As a PR Assistant at Kaizen, my role revolves around contacting journalists, establishing a connection with them and ultimately getting our content featured on their site. Simple, right?
The reality is, journalists from major publications receive hundreds of emails a day, pitching them great, good and completely irrelevant content, that they have to meticulously filter through to find something suitable for their niche and audience. The level of content they receive means that some get simply unopened and ignored.
Content Marketing is a rapidly growing industry, so the need to maintain contacts, extend your outreach and fight for those all-important placements is only going to get harder.
In this blog post, I’ll give 5 tips from my own experience of achieving featured content in the likes of Business Insider, Marie Claire and Shortlist, to hopefully inspire you with how to get the best out of your outreach.
The best content is engaging for around 2-3 types of audience, as this doesn’t limit it to extremely specific sites, but is also on-topic enough to provide new information. For our recent campaign for TUI UK, entitled “Desserts Around the World With the Highest Calories,” I chose to outreach to my food, travel and lifestyle contacts, as they were the most likely to be interested, and therefore the most likely to publish the campaign.
It’s so important that before you send out a press release, you research the journalist first – what they write about, how often and whether they feature the type of content you’re outreaching (infographics, videos, quizzes etc). This also gives you the opportunity to personalise your email to them, by showing how well you understand their audience or personal interests.
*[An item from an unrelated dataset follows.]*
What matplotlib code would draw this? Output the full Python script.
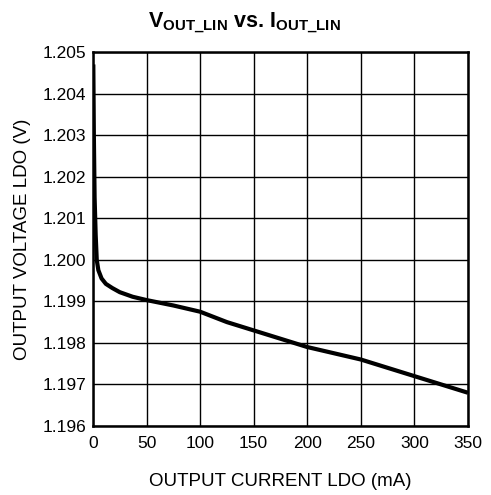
import matplotlib
matplotlib.use("Agg")
import matplotlib.pyplot as plt

plt.rcParams['font.family'] = ['Liberation Sans', 'DejaVu Sans']
plt.rcParams['mathtext.fontset'] = 'custom'
plt.rcParams['mathtext.rm'] = 'Liberation Sans'
plt.rcParams['mathtext.bf'] = 'Liberation Sans:bold'

# Output current (mA) vs. output voltage (V)
current_ma = [0.3, 0.8, 1.5, 2.5, 3.5, 5, 8, 12, 18, 25, 37, 50, 75, 100,
              125, 150, 175, 200, 250, 300, 350]
voltage_v = [1.2047, 1.2030, 1.2015, 1.2006, 1.2000, 1.19975, 1.19955, 1.19942,
             1.19932, 1.19922, 1.19911, 1.19903, 1.1989, 1.19875, 1.1985,
             1.1983, 1.1981, 1.1979, 1.1976, 1.1972, 1.1968]

x_ticks = [0, 50, 100, 150, 200, 250, 300, 350]
y_ticks = [1.196, 1.197, 1.198, 1.199, 1.200, 1.201, 1.202, 1.203, 1.204, 1.205]

fig = plt.figure(figsize=(4.91, 4.95), dpi=100)
ax = fig.add_axes([0.1894, 0.1394, 0.7636, 0.7556])

ax.plot(current_ma, voltage_v, color='black', linewidth=3, solid_capstyle='butt', zorder=3)

ax.set_xlim(0, 350)
ax.set_ylim(1.196, 1.205)
ax.set_xticks(x_ticks)
ax.set_yticks(y_ticks)
ax.set_xticklabels([str(v) for v in x_ticks])
ax.set_yticklabels(['%.3f' % v for v in y_ticks])
ax.tick_params(length=0, labelsize=12.5)
ax.tick_params(axis='x', pad=7)
ax.tick_params(axis='y', pad=5)
ax.grid(True, color='black', linewidth=1)
for s in ax.spines.values():
    s.set_linewidth(1.8)

ax.set_xlabel('OUTPUT CURRENT LDO (mA)', fontsize=13.5, labelpad=16)
ax.set_ylabel('OUTPUT VOLTAGE LDO (V)', fontsize=13.5, labelpad=8)
fig.text(0.497, 0.943, r'$\mathbf{V_{OUT\_LIN}}$ vs. $\mathbf{I_{OUT\_LIN}}$',
         fontsize=15.5, fontweight='bold', ha='center', va='baseline')

fig.savefig('out.png', dpi=100)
I have personalised emails, re-written the infographic, and edited images on photoshop all for the same journalist, but it’s worth it to gain reliable contacts. With so many press releases in their inboxes every day, journalists can afford to be picky, so like it or not, it’s the PR team’s job to make sure the process of posting your company’s campaign goes as smoothly as possible for them.
There’s nothing worse than being faced with a wall of text, especially for a stressed journo who just wants to quickly pick out the main points. I keep the email only a few lines long, but attach the press release and ensure they know that the full data set is available upon request. Make them feel comfortable contacting you if they have any questions about it, and keep them wanting more.
Outreaching can take time, whether it’s streamlining your contact list, answering a journalist’s questions or waiting for them to publish your content (and this can feel like years). Instead of panicking and trying to overcompensate with extra, less relevant contacts, stay confident in your campaign and build conversations about your work with journalists you know will be interested. The end result will be fewer annoyed journalists and better, more in-depth coverage of your campaign.